Alors, pourquoi votre orientation sexuelle vous a-t-elle poussé à l’exil ?

Je n’ai pas vu venir la situation au Cameroun. J’ai bénéficié d’un soutien de la coopération France-Afrique au niveau culturel. Un responsable était venu dans les années 1980 pour choisir une dizaine de jeunes ambassadeurs de la culture africaine et tout se passait bien dans ma vie de danseur. J’ai ensuite travaillé, dans les années 1990, à la création d’une compagnie de danse contemporaine mais toujours avec cet héritage traditionnel. Cela m’a propulsé au-devant de la scène, j’étais très populaire. C’était apprécié mais en même temps mal perçu : un vrai clash entre la culture avant-gardiste et la censure traditionnelle des lois homophobes. Les pressions sont devenues petit à petit insupportables : je risquais cinq ans d’emprisonnement ferme, je pouvais même être lynché dans la rue. J’ai été forcé à l’exil. Quand je suis arrivé en Belgique, j’ai été reconnu par le ministère de la Culture puisque j’avais fait pas mal de tournées avec ma compagnie. Mais pendant sept ans, j’ai quand même vécu avec un ordre de quitter le territoire, en raison d’une « malfaçon » juridique.

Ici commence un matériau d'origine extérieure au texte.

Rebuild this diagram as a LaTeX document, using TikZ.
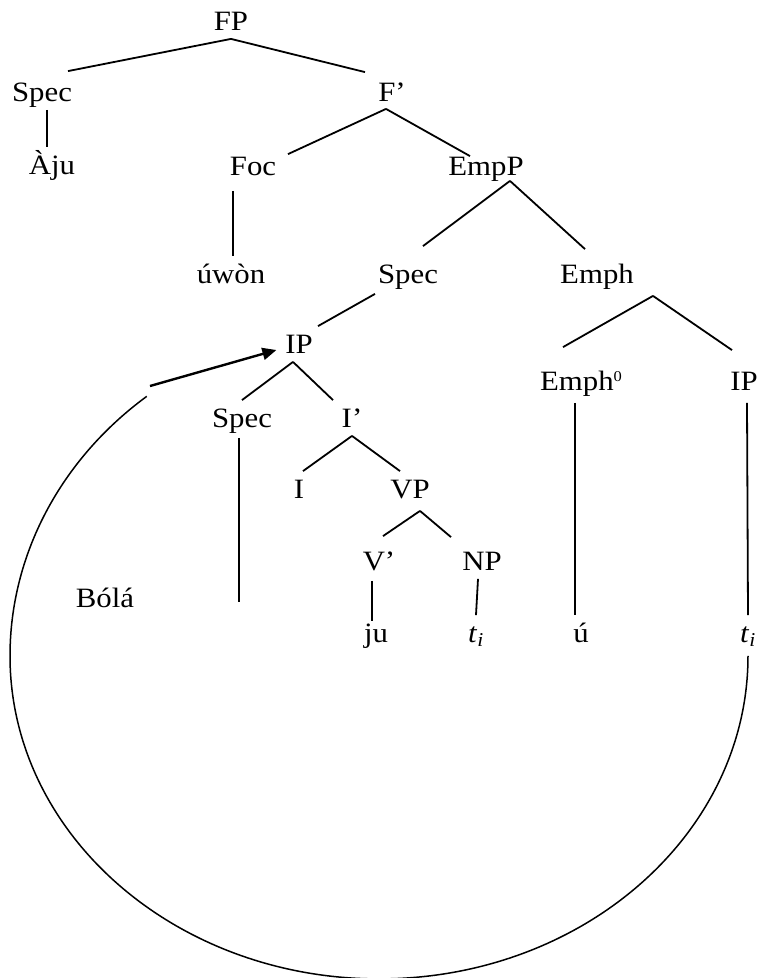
\documentclass[tikz,border=0pt]{standalone}
\usepackage{fontspec}
\setmainfont{Liberation Serif}[FakeStretch=1.1]
\usetikzlibrary{arrows.meta}

\begin{document}
\begin{tikzpicture}[x=1pt,y=-1pt,line width=1.8pt,
  cat/.style={anchor=base,inner xsep=0pt,inner ysep=8pt,text height=18pt,text depth=0pt,
    font=\fontsize{28}{30}\selectfont}]
\useasboundingbox (0,0) rectangle (760,978);

\node[cat] (fp) at (231,30) {FP};
\node[cat] (specA) at (42,101) {Spec};
\node[cat] (fbar) at (392,101) {F’};
\node[cat] (aju) at (52,174) {Àju};
\node[cat] (foc) at (253,175) {Foc};
\node[cat] (empp) at (486,175) {EmpP};
\node[cat] (uwon) at (231,283) {úwòn};
\node[cat] (specB) at (408,283) {Spec};
\node[cat] (emph) at (597,283) {Emph};
\node[cat] (ipA) at (299,353) {IP};
\node[cat] (emph0) at (581,390) {Emph\raisebox{9pt}{\fontsize{15}{15}\selectfont 0}};
\node[cat] (ipB) at (744,390) {IP};
\node[cat] (specC) at (242,427) {Spec};
\node[cat] (ibar) at (352,427) {I’};
\node[cat] (i) at (299,498) {I};
\node[cat] (vp) at (410,498) {VP};
\node[cat] (vbar) at (379,570) {V’};
\node[cat] (np) at (482,570) {NP};
\node[cat] (bola) at (105,607) {Bólá};
\node[cat] (ju) at (376,642) {ju};
\node[cat] (tiA) at (476,642) {\textit{t}\textsubscript{\textit{i}}};
\node[cat] (u) at (581,642) {ú};
\node[cat] (tiB) at (748,642) {\textit{t}\textsubscript{\textit{i}}};
\coordinate (trace) at (239,602);
\coordinate (trail) at (150,386);

\draw (fp.south) -- ([shift={(26,-3)}]specA.north);
\draw (fp.south) -- ([shift={(-27,-2)}]fbar.north);
\draw ([xshift=5pt]specA.south) -- ([xshift=-5pt]aju.north);
\draw ([shift={(-6,-1)}]fbar.south) -- ([shift={(35,6)}]foc.north);
\draw ([shift={(-6,-1)}]fbar.south) -- ([shift={(-16,8)}]empp.north);
\draw ([shift={(-20,7)}]foc.south) -- ([xshift=2pt]uwon.north);
\draw ([shift={(24,-3)}]empp.south) -- ([shift={(15,-10)}]specB.north);
\draw ([shift={(24,-3)}]empp.south) -- ([shift={(-12,-7)}]emph.north);
\draw ([shift={(-33,2)}]specB.south) -- ([xshift=19pt]ipA.north);
\draw ([shift={(56,4)}]emph.south) -- ([shift={(-18,-16)}]emph0.north);
\draw ([shift={(56,4)}]emph.south) -- ([shift={(-12,-13)}]ipB.north);
\draw ([shift={(-6,4)}]emph0.south) -- ([xshift=-6pt]u.north);
\draw ([shift={(3,4)}]ipB.south) -- (tiB.north);
\draw ([xshift=-6pt]ipA.south) -- (specC.north);
\draw ([xshift=-6pt]ipA.south) -- ([xshift=-19pt]ibar.north);
\draw ([shift={(-3,2)}]specC.south) -- (trace);
\draw (ibar.south) -- ([xshift=4pt]i.north);
\draw (ibar.south) -- ([xshift=-10pt]vp.north);
\draw ([shift={(10,4)}]vp.south) -- ([shift={(4,-7)}]vbar.north);
\draw ([shift={(10,4)}]vp.south) -- ([shift={(-31,-6)}]np.north);
\draw ([shift={(-7,2)}]vbar.south) -- ([shift={(-4,6)}]ju.north);
\draw ([xshift=-4pt]np.south) -- (tiA.north);

\draw[line width=1.5pt] ([yshift=-5pt]tiB.south)
  arc[start angle=0,end angle=180,x radius=369,y radius=323]
  arc[start angle=180,end angle=231,x radius=369,y radius=334];
\draw[line width=2.4pt,-{Triangle[length=14pt,width=12pt]}] (trail) -- ([shift={(-8,6)}]ipA.west);
\end{tikzpicture}
\end{document}
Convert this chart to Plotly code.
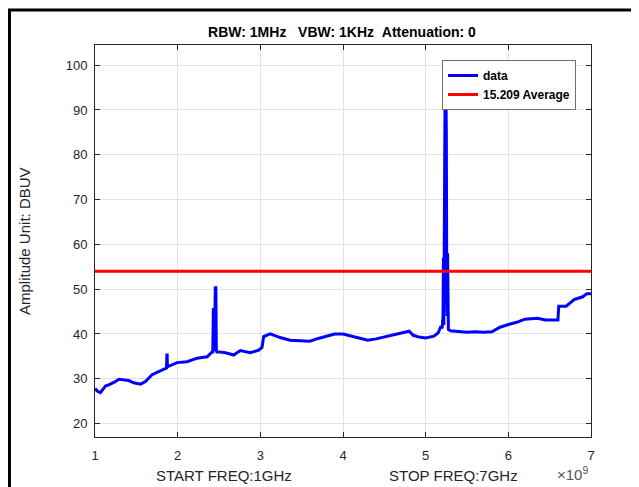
import plotly.graph_objects as go

# ---- data ----
freq_ghz = [1.0, 1.006, 1.03, 1.066, 1.09, 1.127, 1.16, 1.187, 1.24, 1.288, 1.348, 1.408, 1.469, 1.55, 1.61,
            1.69, 1.75, 1.81, 1.865, 1.870, 1.873, 1.876, 1.88, 1.993, 2.114, 2.235, 2.356, 2.416,
            2.425, 2.432, 2.438, 2.445, 2.455, 2.462, 2.468, 2.475, 2.496, 2.58, 2.677, 2.758, 2.879,
            2.98, 3.02, 3.04, 3.12, 3.24, 3.36, 3.5, 3.6, 3.7, 3.8, 3.9, 4.0, 4.1, 4.2, 4.3, 4.4,
            4.5, 4.6, 4.7, 4.8, 4.85, 4.92, 5.0, 5.1, 5.15, 5.18, 5.2, 5.21, 5.215, 5.22, 5.225,
            5.23, 5.235, 5.245, 5.25, 5.255, 5.26, 5.265, 5.275, 5.3, 5.4, 5.5, 5.6, 5.7, 5.8,
            5.9, 6.0, 6.1, 6.2, 6.35, 6.45, 6.6, 6.61, 6.7, 6.8, 6.9, 6.95, 7.0]
amplitude = [27.8, 27.7, 27.2, 26.9, 27.6, 28.4, 28.6, 28.8, 29.3, 29.9, 29.7, 29.6, 29.1, 28.8, 29.4,
             30.9, 31.4, 32.0, 32.4, 35.3, 35.3, 32.6, 32.7, 33.6, 33.8, 34.6, 34.9, 36.0,
             36.0, 45.8, 38.0, 36.2, 50.3, 50.3, 36.2, 36.0, 36.0, 35.8, 35.3, 36.3, 35.8,
             36.4, 37.0, 39.4, 40.0, 39.2, 38.6, 38.5, 38.4, 39.0, 39.5, 40.0, 40.0, 39.5, 39.0, 38.6, 38.9,
             39.3, 39.8, 40.2, 40.6, 39.7, 39.3, 39.1, 39.5, 40.2, 41.5, 41.5, 44.0, 57.0, 42.0, 60.0,
             74.0, 95.0, 94.0, 85.0, 52.0, 44.0, 58.0, 41.0, 40.7, 40.5, 40.4, 40.5, 40.4, 40.5,
             41.5, 42.1, 42.6, 43.3, 43.5, 43.1, 43.1, 46.2, 46.2, 47.7, 48.3, 49.0, 49.0]
limit_level = 54.0
limit_freq_ghz = [1.0, 7.0]

x_tick_vals_ghz = [1, 2, 3, 4, 5, 6, 7]
x_tick_text = ["1", "2", "3", "4", "5", "6", "7"]
y_tick_vals = [20, 30, 40, 50, 60, 70, 80, 90, 100]

title_text = "RBW:\u00a01MHz\u00a0\u00a0\u00a0VBW:\u00a01KHz\u00a0\u00a0Attenuation:\u00a00"
y_label = "Amplitude Unit: DBUV"
x_label_start = "START FREQ:1GHz"
x_label_stop = "STOP FREQ:7GHz"

# ---- layout geometry (page body has an 8px margin) ----
OFF = 8
W, H = 631, 479
ML, MR, MT, MB = 87, 48, 37, 50
PW, PH = W - ML - MR, H - MT - MB


def px_x(p):
    """absolute page x pixel -> paper coordinate"""
    return (p - OFF - ML) / PW


def px_y(p):
    """absolute page y pixel -> paper coordinate"""
    return (H - MB - (p - OFF)) / PH


FONT = "Liberation Sans, Arial, Helvetica, sans-serif"
AXC = "#262626"

fig = go.Figure()
fig.add_trace(go.Scatter(
    x=[f * 1e9 for f in freq_ghz], y=amplitude, mode="lines", name="data",
    line=dict(color="#0000ff", width=3)))
fig.add_trace(go.Scatter(
    x=[f * 1e9 for f in limit_freq_ghz], y=[limit_level, limit_level], mode="lines",
    name="15.209 Average", line=dict(color="#ff0000", width=3)))

axis_common = dict(
    showline=True, linecolor=AXC, linewidth=1, mirror="ticks",
    ticks="inside", ticklen=5, tickcolor=AXC, tickwidth=1,
    showgrid=True, gridcolor="#e3e3e3", gridwidth=1, zeroline=False,
    tickfont=dict(family=FONT, size=13, color=AXC),
)

fig.update_layout(
    width=W, height=H,
    margin=dict(l=ML, r=MR, t=MT, b=MB, pad=0),
    paper_bgcolor="white", plot_bgcolor="white",
    font=dict(family=FONT, color=AXC),
    title=dict(text=title_text, x=px_x(342), xref="paper", xanchor="center",
               y=1 - (32 - OFF) / H, yref="container", yanchor="middle",
               font=dict(family=FONT, size=14, color="#000000", weight="bold")),
    xaxis=dict(range=[1e9, 7e9], tickvals=[v * 1e9 for v in x_tick_vals_ghz], ticktext=x_tick_text,
               ticklabelstandoff=6, **axis_common),
    yaxis=dict(range=[17.0, 104.5], tickvals=y_tick_vals, ticklabelstandoff=4, **axis_common),
    showlegend=True,
    legend=dict(x=px_x(576), y=px_y(60), xanchor="right", yanchor="top",
                bgcolor="white", bordercolor="#707070", borderwidth=1,
                font=dict(family=FONT, size=12, color="#000000", weight="bold"),
                itemwidth=30, tracegroupgap=0),
)

fig.add_annotation(text=y_label, textangle=-90, xref="paper", yref="paper",
                   x=px_x(24), y=px_y(241), xanchor="center", yanchor="middle", showarrow=False,
                   font=dict(family=FONT, size=15, color=AXC))
fig.add_annotation(text=x_label_start, xref="paper", yref="paper",
                   x=px_x(223.5), y=px_y(475), xanchor="center", yanchor="middle", showarrow=False,
                   font=dict(family=FONT, size=15, color=AXC))
fig.add_annotation(text=x_label_stop, xref="paper", yref="paper",
                   x=px_x(453), y=px_y(475), xanchor="center", yanchor="middle", showarrow=False,
                   font=dict(family=FONT, size=15, color=AXC))
fig.add_annotation(text="\u00d710<sup>9</sup>", xref="paper", yref="paper",
                   x=px_x(572), y=px_y(473), xanchor="center", yanchor="middle", showarrow=False,
                   font=dict(family=FONT, size=15, color="#555555"))

# outer black frame (left and top edges)
fig.add_shape(type="line", xref="paper", yref="paper",
              x0=px_x(9.5), x1=px_x(9.5), y0=px_y(9), y1=px_y(H + OFF + 2),
              line=dict(color="black", width=3))
fig.add_shape(type="line", xref="paper", yref="paper",
              x0=px_x(8), x1=px_x(W + OFF + 2), y0=px_y(10), y1=px_y(10),
              line=dict(color="black", width=3))

fig.write_html("out.html")
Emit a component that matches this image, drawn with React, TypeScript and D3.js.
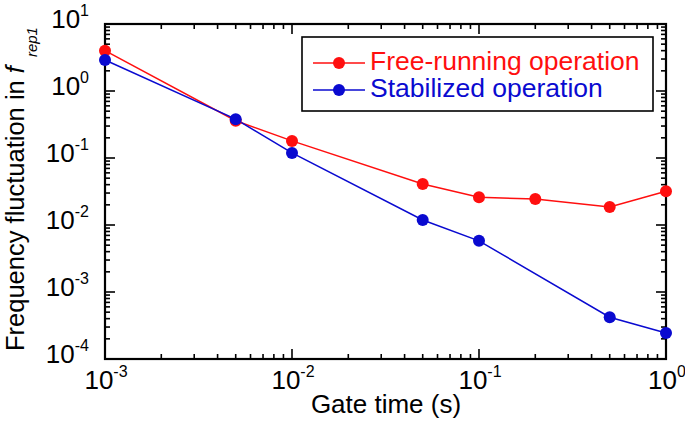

Votre livre, c’est une catharsis ou un combat pour d’autres ?

La vie est un combat. Celui contre l’homophobie, contre les lois homophobes est le mien. Avec mon livre, si j’inspire au moins une personne dans son combat singulier, j’aurai gagné. Actuellement, j’adhère à un programme de formation des jeunes danseurs burkinabés, je tente de leur octroyer des bourses en Belgique. Je me dois d’être ici et de les guider, d’inspirer à l’ouverture les jeunes d’Afrique et d’ici. Un tel programme n’est pas encore possible avec le Cameroun, en raison justement des lois homophobes, mais j’espère faire bouger les lignes. Mon livre bénéficie du soutien du Parlement européen. Il va être envoyé à tous les chefs d’États africains, le but étant de faire abolir les lois homophobes en Afrique. Aujourd’hui, tous les accords entre l’Europe et les pays africains nient complètement la question de l’homophobie. On continue à faire des échanges économiques et commerciaux en dépit des atteintes aux droits de l’homme et aux droits des LGBTQIA+. J’espère qu’un groupe de discussion entre les parlementaires européens et les députés du Groupe des États d’Afrique, des Caraïbes et du Pacifique (ACP) verra le jour pour tenter d’abolir ces lois liberticides.